The trade-off is straightforward: do not offer terms that create risk or expense simply to appear accommodating. A long settlement may expose you to changing finance circumstances. A short settlement may leave too little time to complete due diligence. Likewise, a larger deposit can demonstrate commitment, but it should not leave you short of funds for the costs that follow.
Ask the agent what matters to the vendor, then verify any concession against your own priorities. Good negotiation is not about giving away everything. It is about identifying where your needs align and using that alignment intelligently.
Keep emotion from setting the price
The property market is personal. A home can feel right within minutes, particularly when a family can picture their life there. That emotional response is valid, but it needs a commercial counterweight.
Before making an offer, write down three things: why the property suits you, the issues that affect its value, and your absolute ceiling. Share that ceiling only with the people helping you make the decision, not with the selling agent. If the agent says another buyer has made a stronger offer, do not react automatically. Ask whether the vendor is inviting your best and final offer, whether terms are involved, and whether there is a real opportunity to negotiate.
Sometimes the right response is to improve your offer. Sometimes it is to hold. In a market with limited supply, paying at the upper end of a sound value range can be sensible for a rare, long-term asset. Paying well beyond value because you fear missing out is a different proposition.
Do not negotiate before completing the right checks
A favourable price does not compensate for a property with hidden defects, legal restrictions or substantial future costs. Buyers should be particularly careful when a home has signs of water damage, unapproved structures, significant retaining walls, old roofing, cracking or recent cosmetic work that may obscure a larger issue.
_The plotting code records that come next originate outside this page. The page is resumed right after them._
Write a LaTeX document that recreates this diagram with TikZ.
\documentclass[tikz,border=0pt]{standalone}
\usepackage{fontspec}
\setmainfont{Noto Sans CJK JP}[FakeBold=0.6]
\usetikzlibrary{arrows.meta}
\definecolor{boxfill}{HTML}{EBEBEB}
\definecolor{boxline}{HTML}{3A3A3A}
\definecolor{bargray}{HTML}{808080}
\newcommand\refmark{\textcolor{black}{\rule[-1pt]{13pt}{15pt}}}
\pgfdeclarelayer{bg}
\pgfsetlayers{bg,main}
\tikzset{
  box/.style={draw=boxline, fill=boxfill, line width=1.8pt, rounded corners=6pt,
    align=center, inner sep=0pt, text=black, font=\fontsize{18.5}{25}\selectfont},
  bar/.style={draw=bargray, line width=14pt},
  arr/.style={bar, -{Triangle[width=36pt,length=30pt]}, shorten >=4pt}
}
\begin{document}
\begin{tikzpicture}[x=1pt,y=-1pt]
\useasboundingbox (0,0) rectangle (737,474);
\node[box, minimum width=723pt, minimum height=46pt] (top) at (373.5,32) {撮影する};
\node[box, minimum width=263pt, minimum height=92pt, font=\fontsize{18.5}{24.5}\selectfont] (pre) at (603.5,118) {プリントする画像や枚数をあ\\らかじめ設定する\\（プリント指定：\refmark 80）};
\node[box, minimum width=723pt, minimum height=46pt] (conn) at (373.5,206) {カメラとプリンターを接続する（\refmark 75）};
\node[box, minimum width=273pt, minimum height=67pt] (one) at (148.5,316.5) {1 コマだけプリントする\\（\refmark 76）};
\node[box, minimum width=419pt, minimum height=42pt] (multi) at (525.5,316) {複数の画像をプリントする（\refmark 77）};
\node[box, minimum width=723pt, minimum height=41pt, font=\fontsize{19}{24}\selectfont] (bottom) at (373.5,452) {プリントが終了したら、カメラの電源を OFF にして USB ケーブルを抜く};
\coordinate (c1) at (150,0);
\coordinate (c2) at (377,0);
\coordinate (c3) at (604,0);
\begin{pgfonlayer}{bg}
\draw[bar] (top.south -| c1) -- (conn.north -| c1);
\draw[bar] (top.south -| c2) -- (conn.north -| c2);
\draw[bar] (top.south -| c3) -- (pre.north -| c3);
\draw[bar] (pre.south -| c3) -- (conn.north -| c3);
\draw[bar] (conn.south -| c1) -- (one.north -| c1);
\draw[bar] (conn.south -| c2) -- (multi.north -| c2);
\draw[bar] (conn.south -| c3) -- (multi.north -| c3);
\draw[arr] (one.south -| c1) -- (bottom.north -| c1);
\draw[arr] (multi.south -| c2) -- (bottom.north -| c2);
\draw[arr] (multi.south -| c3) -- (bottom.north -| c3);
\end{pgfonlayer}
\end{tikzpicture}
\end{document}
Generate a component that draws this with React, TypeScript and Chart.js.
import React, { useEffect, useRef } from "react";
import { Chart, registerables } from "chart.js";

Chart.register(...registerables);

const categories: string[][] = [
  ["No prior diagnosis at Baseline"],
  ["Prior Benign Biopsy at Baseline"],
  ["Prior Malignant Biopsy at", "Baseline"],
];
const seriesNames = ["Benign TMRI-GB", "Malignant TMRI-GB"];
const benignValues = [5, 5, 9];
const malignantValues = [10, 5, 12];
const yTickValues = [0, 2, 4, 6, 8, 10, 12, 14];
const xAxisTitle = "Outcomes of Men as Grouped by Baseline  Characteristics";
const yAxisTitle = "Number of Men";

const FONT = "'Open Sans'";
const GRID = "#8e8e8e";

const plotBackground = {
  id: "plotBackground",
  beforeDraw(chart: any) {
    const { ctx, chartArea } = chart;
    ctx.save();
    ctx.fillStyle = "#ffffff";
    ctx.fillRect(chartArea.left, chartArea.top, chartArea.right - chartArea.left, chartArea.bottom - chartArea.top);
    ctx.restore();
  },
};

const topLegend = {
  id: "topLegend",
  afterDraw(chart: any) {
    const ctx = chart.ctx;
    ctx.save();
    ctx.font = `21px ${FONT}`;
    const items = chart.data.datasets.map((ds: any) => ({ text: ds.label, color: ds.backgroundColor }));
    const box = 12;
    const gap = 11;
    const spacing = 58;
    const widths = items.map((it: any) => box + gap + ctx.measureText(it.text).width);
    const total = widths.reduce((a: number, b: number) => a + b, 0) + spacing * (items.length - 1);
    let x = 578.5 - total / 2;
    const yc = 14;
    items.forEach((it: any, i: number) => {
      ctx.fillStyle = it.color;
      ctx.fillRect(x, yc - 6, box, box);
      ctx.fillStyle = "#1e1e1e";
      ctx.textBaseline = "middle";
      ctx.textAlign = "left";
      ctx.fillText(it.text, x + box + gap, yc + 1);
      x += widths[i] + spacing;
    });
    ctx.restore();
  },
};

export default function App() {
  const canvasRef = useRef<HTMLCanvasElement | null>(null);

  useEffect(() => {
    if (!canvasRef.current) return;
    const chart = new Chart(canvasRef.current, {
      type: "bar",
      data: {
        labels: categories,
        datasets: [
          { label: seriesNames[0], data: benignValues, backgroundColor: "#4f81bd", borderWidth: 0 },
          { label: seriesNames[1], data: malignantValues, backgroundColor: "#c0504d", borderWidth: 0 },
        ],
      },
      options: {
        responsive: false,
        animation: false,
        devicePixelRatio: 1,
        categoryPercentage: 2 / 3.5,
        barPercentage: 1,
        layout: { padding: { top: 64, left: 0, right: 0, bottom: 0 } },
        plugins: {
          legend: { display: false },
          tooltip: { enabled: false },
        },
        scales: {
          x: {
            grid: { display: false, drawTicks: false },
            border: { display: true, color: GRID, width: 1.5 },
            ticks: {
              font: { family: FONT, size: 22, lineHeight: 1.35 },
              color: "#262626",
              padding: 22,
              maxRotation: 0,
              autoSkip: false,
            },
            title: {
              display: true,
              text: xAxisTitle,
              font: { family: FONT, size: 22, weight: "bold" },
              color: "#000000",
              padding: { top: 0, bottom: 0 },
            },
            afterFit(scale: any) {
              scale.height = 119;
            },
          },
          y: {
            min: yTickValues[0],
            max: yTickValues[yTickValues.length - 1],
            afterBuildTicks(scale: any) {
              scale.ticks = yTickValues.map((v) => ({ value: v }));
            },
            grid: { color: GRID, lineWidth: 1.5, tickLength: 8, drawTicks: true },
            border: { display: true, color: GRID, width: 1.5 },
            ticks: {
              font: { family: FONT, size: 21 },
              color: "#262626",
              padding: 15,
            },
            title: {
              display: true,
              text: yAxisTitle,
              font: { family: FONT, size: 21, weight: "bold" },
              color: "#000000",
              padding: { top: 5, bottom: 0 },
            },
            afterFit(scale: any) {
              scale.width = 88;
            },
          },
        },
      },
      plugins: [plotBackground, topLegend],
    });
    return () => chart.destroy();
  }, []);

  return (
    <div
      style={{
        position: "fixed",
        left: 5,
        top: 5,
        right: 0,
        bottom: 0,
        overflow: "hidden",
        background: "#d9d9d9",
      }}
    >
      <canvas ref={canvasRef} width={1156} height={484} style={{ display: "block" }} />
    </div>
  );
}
Local knowledge matters here. In South East Queensland, flooding and overland flow need careful investigation rather than a quick glance at a map. So do planning controls, transport projects and development applications that could change a street or outlook. For prestige property, privacy, build quality, maintenance obligations and resale depth can have as much impact as the headline price.
A disciplined buyer uses due diligence to decide whether to negotiate, renegotiate or walk away. It is not a box-ticking exercise after the offer has been accepted.
Know when expert representation adds value
The strongest negotiators are rarely the loudest. They are the buyers with reliable evidence, a clear process and the confidence to act without being rushed into a poor decision. That can be difficult when you are balancing work, family, finance and a rapidly moving campaign.
A buyer’s agent provides boots on the ground throughout the process: researching comparable sales, assessing risk, dealing with agents, structuring offers and staying focused on the number and terms that make sense. At Buyers Collective, we treat every purchase as if it were our own, because a negotiation result only matters if the property remains the right decision after settlement.
The goal is not to win every property. It is to secure the one that stands up to scrutiny, fits your plans and is bought with confidence when the time is right.